The Montreal Gazette sends reporter Al Kratina to cover a Yule Fair presented by the Montreal Pagan Resource Centre. What did he learn? That Pagans didn’t conform to his pop-culture associations and had their own winter religious observances!
“…paganism, it seems, involves neither Griselda the Witch from the Hilarious House of Frightenstein or minor key guitar solos on Viking metal records, as I had believed. “The word pagan is very generally used,” explained Robyn Stroll, a manager at occult shop Le Mélange Magique, which hosted the fair. “One can use ‘pagan’ to refer to anyone who follows a non-traditional religion, but more specifically it’s people who have a religion based in … a balance with nature.” This balance often includes a celebration of the Dec. 21 solstice.”

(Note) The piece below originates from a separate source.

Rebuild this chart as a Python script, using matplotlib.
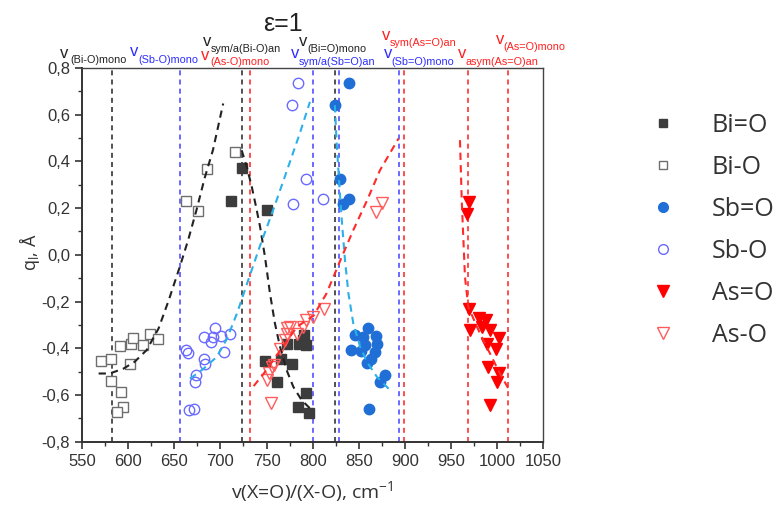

While the article on the whole is friendly, I still get hives when reporters try to be funny by cracking wise about some pop-culture witch or wizard while writing about Pagans. I can only imagine how a story about a local Catholic parish that repeatedly referenced “Father Ted” would be received by the faithful. But why settle for a fair and pageant when you can directly participate in a carefully secularized Winter Solstice celebration out in nature? That’s what’s on offer at Wisconsin’s Aldo Leopold Nature Center on December 19th.
“On Friday Dec. 19, the non-profit environmental education group Nature Net will hold the 8th annual Winter Solstice Celebration at the Aldo Leopold Nature Center in Monona. Under the night sky, participants will take part in a nighttime hike through the preserve, enjoy Yule log cake and hot cocoa and gather around a Yule log fire to learn about Solstice traditions from around the world, many of which have been celebrated for more than a millennium … While the norm during the winter season is to stay indoors and warm up on the couch, not being outside means missing out on some of the wonderful aspects of the season — including the other activities planned by Nature Net, including making Green Man masks (another legendary figure of the return of spring, growth and vitality), the Wassail Ceremony (drinking wassail “brew” and blessing the apple tree) and the Candlelight Ceremony (voicing gratitude for the good things in our lives during the past year and expressing our hopes for the new year).”
That actually sounds more robust and better planned than some explicitly Pagan celebrations I’ve attended! Looks like the nature center decided to graft in a little nature religion. Is this increased attention to pre-Christian traditions and Pagan groups during the winter a sign of our growth and inevitable mainstreaming? A secular yearning for tradition without the baggage and dogma of organized religion? A natural by-product of our increasingly post-Christian world? Perhaps it is a mixture of all these things. Next thing you know Italy’s La Befana will start replacing St. Nick!